Repeat the listing in full. Nothing may be added or left out.

----

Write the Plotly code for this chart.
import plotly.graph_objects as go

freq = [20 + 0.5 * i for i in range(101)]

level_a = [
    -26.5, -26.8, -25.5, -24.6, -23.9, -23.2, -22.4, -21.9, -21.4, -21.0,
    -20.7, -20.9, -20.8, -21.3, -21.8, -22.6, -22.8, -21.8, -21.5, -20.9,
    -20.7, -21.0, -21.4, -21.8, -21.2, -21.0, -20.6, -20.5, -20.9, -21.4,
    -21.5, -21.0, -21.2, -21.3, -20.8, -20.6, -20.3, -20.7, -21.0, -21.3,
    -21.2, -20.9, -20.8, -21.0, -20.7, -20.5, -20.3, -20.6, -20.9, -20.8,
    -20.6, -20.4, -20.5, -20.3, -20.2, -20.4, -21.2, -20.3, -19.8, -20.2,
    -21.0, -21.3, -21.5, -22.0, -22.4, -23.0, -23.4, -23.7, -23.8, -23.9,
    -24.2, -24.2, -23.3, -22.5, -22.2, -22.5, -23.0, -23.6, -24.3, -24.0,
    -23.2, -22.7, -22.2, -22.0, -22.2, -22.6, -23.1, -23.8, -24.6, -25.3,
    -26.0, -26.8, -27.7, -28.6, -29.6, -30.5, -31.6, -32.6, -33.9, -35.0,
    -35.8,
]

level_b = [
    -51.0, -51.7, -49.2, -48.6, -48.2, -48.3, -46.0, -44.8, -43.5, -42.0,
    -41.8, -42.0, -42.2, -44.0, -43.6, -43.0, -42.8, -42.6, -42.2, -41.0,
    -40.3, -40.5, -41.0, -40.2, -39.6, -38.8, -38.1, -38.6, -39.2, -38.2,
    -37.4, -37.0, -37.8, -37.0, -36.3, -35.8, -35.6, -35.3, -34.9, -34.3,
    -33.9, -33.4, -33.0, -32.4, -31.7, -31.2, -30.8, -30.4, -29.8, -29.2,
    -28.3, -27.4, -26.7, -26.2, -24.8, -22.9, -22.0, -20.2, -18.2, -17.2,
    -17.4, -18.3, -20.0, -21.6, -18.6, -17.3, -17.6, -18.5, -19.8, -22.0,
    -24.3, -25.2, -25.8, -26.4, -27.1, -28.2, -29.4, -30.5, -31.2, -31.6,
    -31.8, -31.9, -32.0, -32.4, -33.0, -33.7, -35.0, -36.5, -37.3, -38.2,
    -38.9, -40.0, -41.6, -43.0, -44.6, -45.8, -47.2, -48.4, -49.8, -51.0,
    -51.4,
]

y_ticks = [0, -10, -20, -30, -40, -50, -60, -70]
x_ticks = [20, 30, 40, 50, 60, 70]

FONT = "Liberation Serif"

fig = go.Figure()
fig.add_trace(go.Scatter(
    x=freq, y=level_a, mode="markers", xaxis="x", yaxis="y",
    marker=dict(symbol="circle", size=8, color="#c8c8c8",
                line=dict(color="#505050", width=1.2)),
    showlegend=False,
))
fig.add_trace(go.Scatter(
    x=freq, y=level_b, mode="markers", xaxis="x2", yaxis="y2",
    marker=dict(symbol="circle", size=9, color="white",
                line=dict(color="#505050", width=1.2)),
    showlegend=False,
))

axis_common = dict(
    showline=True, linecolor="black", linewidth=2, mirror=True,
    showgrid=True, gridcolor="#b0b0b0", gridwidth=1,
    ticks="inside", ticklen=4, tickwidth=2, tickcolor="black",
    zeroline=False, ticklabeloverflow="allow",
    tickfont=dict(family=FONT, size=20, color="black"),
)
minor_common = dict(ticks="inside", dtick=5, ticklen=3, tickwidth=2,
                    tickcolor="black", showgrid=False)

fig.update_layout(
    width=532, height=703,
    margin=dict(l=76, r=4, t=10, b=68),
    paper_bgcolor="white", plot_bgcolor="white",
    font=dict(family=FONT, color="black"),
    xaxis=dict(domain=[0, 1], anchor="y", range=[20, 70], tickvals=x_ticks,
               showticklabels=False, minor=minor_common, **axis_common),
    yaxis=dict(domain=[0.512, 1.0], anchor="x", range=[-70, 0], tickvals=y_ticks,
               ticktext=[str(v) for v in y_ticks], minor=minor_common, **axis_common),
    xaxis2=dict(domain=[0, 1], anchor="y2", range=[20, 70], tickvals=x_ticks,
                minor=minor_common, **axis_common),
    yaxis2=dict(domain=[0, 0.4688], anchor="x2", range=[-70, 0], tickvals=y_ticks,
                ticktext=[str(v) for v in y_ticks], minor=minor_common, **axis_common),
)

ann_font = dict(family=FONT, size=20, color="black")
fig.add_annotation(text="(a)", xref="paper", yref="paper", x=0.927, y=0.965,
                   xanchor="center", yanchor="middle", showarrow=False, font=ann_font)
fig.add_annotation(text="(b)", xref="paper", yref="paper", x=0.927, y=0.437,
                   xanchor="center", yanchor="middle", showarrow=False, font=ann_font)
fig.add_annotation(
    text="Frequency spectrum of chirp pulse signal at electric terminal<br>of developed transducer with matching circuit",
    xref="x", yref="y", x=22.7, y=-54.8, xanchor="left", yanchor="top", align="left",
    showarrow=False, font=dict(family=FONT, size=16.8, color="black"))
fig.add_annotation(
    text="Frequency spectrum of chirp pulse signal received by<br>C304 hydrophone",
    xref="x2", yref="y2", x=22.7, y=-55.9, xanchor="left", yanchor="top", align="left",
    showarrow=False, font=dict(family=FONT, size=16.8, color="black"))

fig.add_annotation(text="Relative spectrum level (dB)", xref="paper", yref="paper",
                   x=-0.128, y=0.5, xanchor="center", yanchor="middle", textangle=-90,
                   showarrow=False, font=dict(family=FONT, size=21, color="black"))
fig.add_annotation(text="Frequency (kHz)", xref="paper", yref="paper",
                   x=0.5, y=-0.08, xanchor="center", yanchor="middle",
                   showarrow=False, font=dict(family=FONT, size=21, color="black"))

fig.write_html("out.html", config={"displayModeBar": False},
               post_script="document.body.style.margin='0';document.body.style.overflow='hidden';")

----

- [Reply to the task]:
Write the Plotly code for this chart.
import plotly.graph_objects as go

freq = [20 + 0.5 * i for i in range(101)]

level_a = [
    -26.5, -26.8, -25.5, -24.6, -23.9, -23.2, -22.4, -21.9, -21.4, -21.0,
    -20.7, -20.9, -20.8, -21.3, -21.8, -22.6, -22.8, -21.8, -21.5, -20.9,
    -20.7, -21.0, -21.4, -21.8, -21.2, -21.0, -20.6, -20.5, -20.9, -21.4,
    -21.5, -21.0, -21.2, -21.3, -20.8, -20.6, -20.3, -20.7, -21.0, -21.3,
    -21.2, -20.9, -20.8, -21.0, -20.7, -20.5, -20.3, -20.6, -20.9, -20.8,
    -20.6, -20.4, -20.5, -20.3, -20.2, -20.4, -21.2, -20.3, -19.8, -20.2,
    -21.0, -21.3, -21.5, -22.0, -22.4, -23.0, -23.4, -23.7, -23.8, -23.9,
    -24.2, -24.2, -23.3, -22.5, -22.2, -22.5, -23.0, -23.6, -24.3, -24.0,
    -23.2, -22.7, -22.2, -22.0, -22.2, -22.6, -23.1, -23.8, -24.6, -25.3,
    -26.0, -26.8, -27.7, -28.6, -29.6, -30.5, -31.6, -32.6, -33.9, -35.0,
    -35.8,
]

level_b = [
    -51.0, -51.7, -49.2, -48.6, -48.2, -48.3, -46.0, -44.8, -43.5, -42.0,
    -41.8, -42.0, -42.2, -44.0, -43.6, -43.0, -42.8, -42.6, -42.2, -41.0,
    -40.3, -40.5, -41.0, -40.2, -39.6, -38.8, -38.1, -38.6, -39.2, -38.2,
    -37.4, -37.0, -37.8, -37.0, -36.3, -35.8, -35.6, -35.3, -34.9, -34.3,
    -33.9, -33.4, -33.0, -32.4, -31.7, -31.2, -30.8, -30.4, -29.8, -29.2,
    -28.3, -27.4, -26.7, -26.2, -24.8, -22.9, -22.0, -20.2, -18.2, -17.2,
    -17.4, -18.3, -20.0, -21.6, -18.6, -17.3, -17.6, -18.5, -19.8, -22.0,
    -24.3, -25.2, -25.8, -26.4, -27.1, -28.2, -29.4, -30.5, -31.2, -31.6,
    -31.8, -31.9, -32.0, -32.4, -33.0, -33.7, -35.0, -36.5, -37.3, -38.2,
    -38.9, -40.0, -41.6, -43.0, -44.6, -45.8, -47.2, -48.4, -49.8, -51.0,
    -51.4,
]

y_ticks = [0, -10, -20, -30, -40, -50, -60, -70]
x_ticks = [20, 30, 40, 50, 60, 70]

FONT = "Liberation Serif"

fig = go.Figure()
fig.add_trace(go.Scatter(
    x=freq, y=level_a, mode="markers", xaxis="x", yaxis="y",
    marker=dict(symbol="circle", size=8, color="#c8c8c8",
                line=dict(color="#505050", width=1.2)),
    showlegend=False,
))
fig.add_trace(go.Scatter(
    x=freq, y=level_b, mode="markers", xaxis="x2", yaxis="y2",
    marker=dict(symbol="circle", size=9, color="white",
                line=dict(color="#505050", width=1.2)),
    showlegend=False,
))

axis_common = dict(
    showline=True, linecolor="black", linewidth=2, mirror=True,
    showgrid=True, gridcolor="#b0b0b0", gridwidth=1,
    ticks="inside", ticklen=4, tickwidth=2, tickcolor="black",
    zeroline=False, ticklabeloverflow="allow",
    tickfont=dict(family=FONT, size=20, color="black"),
)
minor_common = dict(ticks="inside", dtick=5, ticklen=3, tickwidth=2,
                    tickcolor="black", showgrid=False)

fig.update_layout(
    width=532, height=703,
    margin=dict(l=76, r=4, t=10, b=68),
    paper_bgcolor="white", plot_bgcolor="white",
    font=dict(family=FONT, color="black"),
    xaxis=dict(domain=[0, 1], anchor="y", range=[20, 70], tickvals=x_ticks,
               showticklabels=False, minor=minor_common, **axis_common),
    yaxis=dict(domain=[0.512, 1.0], anchor="x", range=[-70, 0], tickvals=y_ticks,
               ticktext=[str(v) for v in y_ticks], minor=minor_common, **axis_common),
    xaxis2=dict(domain=[0, 1], anchor="y2", range=[20, 70], tickvals=x_ticks,
                minor=minor_common, **axis_common),
    yaxis2=dict(domain=[0, 0.4688], anchor="x2", range=[-70, 0], tickvals=y_ticks,
                ticktext=[str(v) for v in y_ticks], minor=minor_common, **axis_common),
)

ann_font = dict(family=FONT, size=20, color="black")
fig.add_annotation(text="(a)", xref="paper", yref="paper", x=0.927, y=0.965,
                   xanchor="center", yanchor="middle", showarrow=False, font=ann_font)
fig.add_annotation(text="(b)", xref="paper", yref="paper", x=0.927, y=0.437,
                   xanchor="center", yanchor="middle", showarrow=False, font=ann_font)
fig.add_annotation(
    text="Frequency spectrum of chirp pulse signal at electric terminal<br>of developed transducer with matching circuit",
    xref="x", yref="y", x=22.7, y=-54.8, xanchor="left", yanchor="top", align="left",
    showarrow=False, font=dict(family=FONT, size=16.8, color="black"))
fig.add_annotation(
    text="Frequency spectrum of chirp pulse signal received by<br>C304 hydrophone",
    xref="x2", yref="y2", x=22.7, y=-55.9, xanchor="left", yanchor="top", align="left",
    showarrow=False, font=dict(family=FONT, size=16.8, color="black"))

fig.add_annotation(text="Relative spectrum level (dB)", xref="paper", yref="paper",
                   x=-0.128, y=0.5, xanchor="center", yanchor="middle", textangle=-90,
                   showarrow=False, font=dict(family=FONT, size=21, color="black"))
fig.add_annotation(text="Frequency (kHz)", xref="paper", yref="paper",
                   x=0.5, y=-0.08, xanchor="center", yanchor="middle",
                   showarrow=False, font=dict(family=FONT, size=21, color="black"))

fig.write_html("out.html", config={"displayModeBar": False},
               post_script="document.body.style.margin='0';document.body.style.overflow='hidden';")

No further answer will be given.